JOB
Nothing but the lines from the top of the data to the line holding "const y = d3.scaleLinear().domain([-4.0, 103.85]).range([B, T]);" should be printed, word for word and both ends included; leave the pictures out.

DATA SECTION
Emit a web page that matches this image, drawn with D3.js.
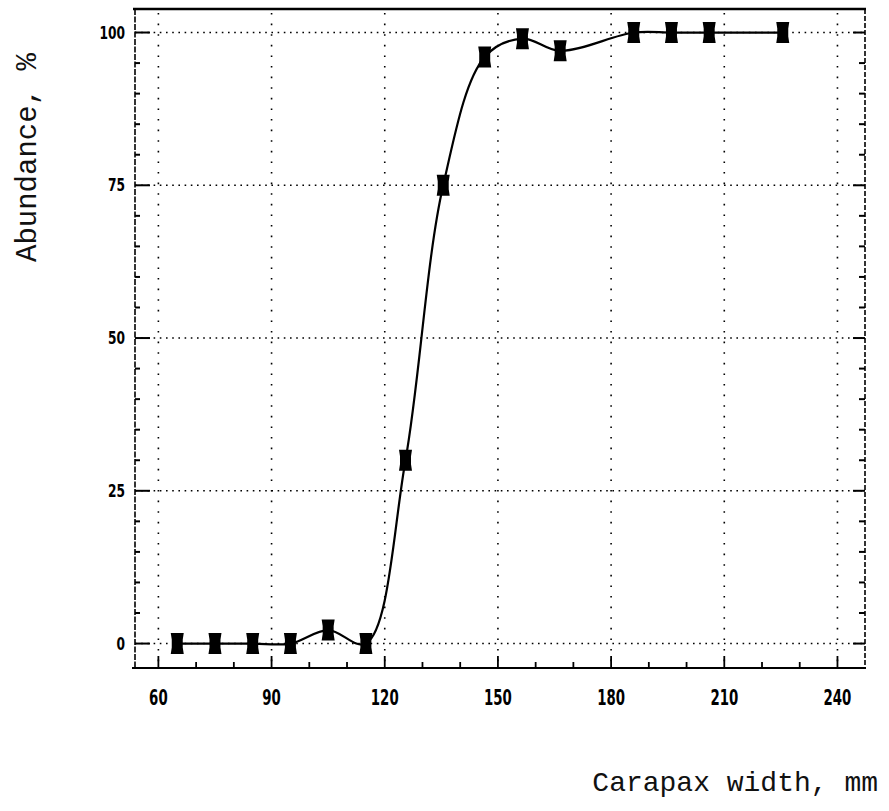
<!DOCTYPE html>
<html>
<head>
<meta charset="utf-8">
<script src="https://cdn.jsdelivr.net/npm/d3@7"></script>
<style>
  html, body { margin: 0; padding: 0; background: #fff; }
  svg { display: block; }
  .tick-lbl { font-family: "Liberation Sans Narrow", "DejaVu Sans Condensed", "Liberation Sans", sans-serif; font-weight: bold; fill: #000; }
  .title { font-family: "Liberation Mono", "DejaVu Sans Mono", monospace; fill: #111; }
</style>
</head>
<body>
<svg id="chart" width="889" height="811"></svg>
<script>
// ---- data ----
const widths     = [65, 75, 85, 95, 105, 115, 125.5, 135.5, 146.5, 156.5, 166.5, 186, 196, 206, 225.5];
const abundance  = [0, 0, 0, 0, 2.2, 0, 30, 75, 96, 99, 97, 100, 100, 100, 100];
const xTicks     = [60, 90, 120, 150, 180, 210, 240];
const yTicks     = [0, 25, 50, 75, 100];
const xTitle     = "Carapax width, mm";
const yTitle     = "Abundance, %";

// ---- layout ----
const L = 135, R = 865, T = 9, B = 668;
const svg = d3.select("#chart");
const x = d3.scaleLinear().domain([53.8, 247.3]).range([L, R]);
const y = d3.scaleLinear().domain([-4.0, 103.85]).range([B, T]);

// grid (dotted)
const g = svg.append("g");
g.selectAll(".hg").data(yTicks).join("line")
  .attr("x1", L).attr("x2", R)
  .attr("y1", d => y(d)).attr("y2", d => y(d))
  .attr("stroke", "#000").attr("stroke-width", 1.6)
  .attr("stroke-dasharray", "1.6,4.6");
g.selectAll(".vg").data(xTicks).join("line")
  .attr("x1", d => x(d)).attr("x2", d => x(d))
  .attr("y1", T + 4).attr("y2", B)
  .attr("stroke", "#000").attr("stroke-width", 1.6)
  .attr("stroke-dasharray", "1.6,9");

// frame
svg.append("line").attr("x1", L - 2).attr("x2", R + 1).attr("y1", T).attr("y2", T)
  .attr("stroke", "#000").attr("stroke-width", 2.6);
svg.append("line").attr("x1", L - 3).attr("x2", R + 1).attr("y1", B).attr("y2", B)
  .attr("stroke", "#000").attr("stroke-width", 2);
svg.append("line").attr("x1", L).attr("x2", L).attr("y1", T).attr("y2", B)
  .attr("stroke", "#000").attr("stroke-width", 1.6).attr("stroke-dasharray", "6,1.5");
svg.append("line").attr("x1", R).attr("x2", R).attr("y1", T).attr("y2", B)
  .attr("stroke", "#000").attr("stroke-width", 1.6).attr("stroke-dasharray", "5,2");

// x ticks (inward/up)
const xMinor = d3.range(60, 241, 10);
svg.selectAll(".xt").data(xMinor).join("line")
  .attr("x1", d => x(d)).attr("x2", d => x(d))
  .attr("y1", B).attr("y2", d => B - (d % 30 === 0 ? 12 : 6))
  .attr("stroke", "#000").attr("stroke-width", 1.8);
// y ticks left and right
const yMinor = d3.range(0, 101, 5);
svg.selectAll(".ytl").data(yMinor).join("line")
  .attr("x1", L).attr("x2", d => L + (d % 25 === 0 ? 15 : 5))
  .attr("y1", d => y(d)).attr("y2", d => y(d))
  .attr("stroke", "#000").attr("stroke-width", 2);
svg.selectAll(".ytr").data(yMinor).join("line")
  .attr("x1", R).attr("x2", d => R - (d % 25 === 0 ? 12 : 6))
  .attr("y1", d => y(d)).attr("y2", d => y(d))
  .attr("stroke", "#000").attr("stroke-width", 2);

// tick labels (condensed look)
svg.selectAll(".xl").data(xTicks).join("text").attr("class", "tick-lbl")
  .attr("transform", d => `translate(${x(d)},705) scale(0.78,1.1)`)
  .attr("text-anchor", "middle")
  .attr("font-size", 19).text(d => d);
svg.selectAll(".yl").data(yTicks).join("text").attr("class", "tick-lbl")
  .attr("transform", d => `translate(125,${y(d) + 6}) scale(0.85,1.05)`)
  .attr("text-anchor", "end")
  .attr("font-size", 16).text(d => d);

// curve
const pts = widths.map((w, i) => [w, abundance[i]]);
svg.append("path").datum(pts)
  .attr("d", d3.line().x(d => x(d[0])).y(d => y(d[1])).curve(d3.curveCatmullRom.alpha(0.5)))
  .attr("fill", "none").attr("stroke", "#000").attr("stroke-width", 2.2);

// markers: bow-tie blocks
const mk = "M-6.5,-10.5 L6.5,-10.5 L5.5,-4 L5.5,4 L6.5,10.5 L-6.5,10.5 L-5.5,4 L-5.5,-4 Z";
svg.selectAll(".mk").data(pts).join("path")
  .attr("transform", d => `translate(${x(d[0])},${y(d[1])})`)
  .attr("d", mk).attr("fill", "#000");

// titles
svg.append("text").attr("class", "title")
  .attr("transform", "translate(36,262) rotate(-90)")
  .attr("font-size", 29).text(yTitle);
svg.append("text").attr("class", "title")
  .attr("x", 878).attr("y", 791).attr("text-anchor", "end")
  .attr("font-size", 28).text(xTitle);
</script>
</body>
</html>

SOLVED PROBLEM
Emit a web page that matches this image, drawn with D3.js.
<!DOCTYPE html>
<html>
<head>
<meta charset="utf-8">
<script src="https://cdn.jsdelivr.net/npm/d3@7"></script>
<style>
  html, body { margin: 0; padding: 0; background: #fff; }
  svg { display: block; }
  .tick-lbl { font-family: "Liberation Sans Narrow", "DejaVu Sans Condensed", "Liberation Sans", sans-serif; font-weight: bold; fill: #000; }
  .title { font-family: "Liberation Mono", "DejaVu Sans Mono", monospace; fill: #111; }
</style>
</head>
<body>
<svg id="chart" width="889" height="811"></svg>
<script>
// ---- data ----
const widths     = [65, 75, 85, 95, 105, 115, 125.5, 135.5, 146.5, 156.5, 166.5, 186, 196, 206, 225.5];
const abundance  = [0, 0, 0, 0, 2.2, 0, 30, 75, 96, 99, 97, 100, 100, 100, 100];
const xTicks     = [60, 90, 120, 150, 180, 210, 240];
const yTicks     = [0, 25, 50, 75, 100];
const xTitle     = "Carapax width, mm";
const yTitle     = "Abundance, %";

// ---- layout ----
const L = 135, R = 865, T = 9, B = 668;
const svg = d3.select("#chart");
const x = d3.scaleLinear().domain([53.8, 247.3]).range([L, R]);
const y = d3.scaleLinear().domain([-4.0, 103.85]).range([B, T]);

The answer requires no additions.